I'm now 20.06% of the way through the story of the game. Each session unveils more of the Next Gen GTA's small, wonderful new details. The gun targeting is more responsive. You can drag people behind your moving car. The world seems impossibly rich and detailed. If you get into a really fast head-on collision, you smash through your windshield and roll across the pavement. And the new explosions are more beautiful than sunsets.

But now that I'm in my twenties (percents), the familiar errand-boy tone of the GTA formula is settling in. Follow this stoolie. Steal that car full of drugs. Blow up that factory. Kill those bikers. (Not to mention plenty of non-murderous The Sims-type drudgery: eating, dating, shopping, and bowling.)

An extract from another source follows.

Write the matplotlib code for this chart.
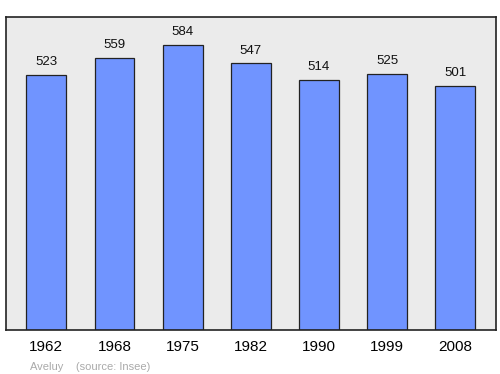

Yes, the joys of the franchise's Next Gen detailing quickly fade into the background, and it soon feels like just another day in Liberty City. (After all, there have been five games with the exact same tone and story framework before this one.) At 20%, I'm skipping the Ben Hur–length cut scenes, and groaning every time I have to drive all the way across town. GTA: IV has a clever system that allows taxis to instantly take you across long distances. The problem with this is, now I'm furious when I can't find a cab. Even in a driving game, who wants spend so much time on the road?

I may be 20.06% of the way through completing the game, but I'm about 48% (if all goes well) of the way through completing the task of being actually alive. And spending any part of my remaining 52% on these repetitive thuggy tasks is starting to feel (is it possible?) like waste of time. Why should busywork be more compelling when demanded by a grotesque dramatis personae of human scum than when demanded by, say, my wife?

The answer to this conundrum is a multiplayer option with the straightforward name "GTA Race." In this tour de awesome, you race against other online players through the most thrilling courses in Liberty City. In addition to speeding through the streets, dodging (or not) pedestrians, you are also assaulting the other players with the beloved retinue of GTA weapons. If your car is blown up, you can jack another. Players who realize they have no chance of winning the race choose to become agents of destruction, setting up well-armed roadblocks for the potential victors. It is GREAT. It is the Monaco Grand Prix meets Michael Mann's Heat. Somehow, I was involved in a race that started out between two-door hatchbacks and ended between an armored car and a bus across a foggy runway as players on Vespas shot at us and jetliners landed above us.

This "mini-game" is a dream I never want to wake up from. I finally stopped playing because my copy of GTA: IV froze up at about 1 a.m. I see this as divine intervention. Because if the game hadn't broken, I never would have had the willpower to turn it off.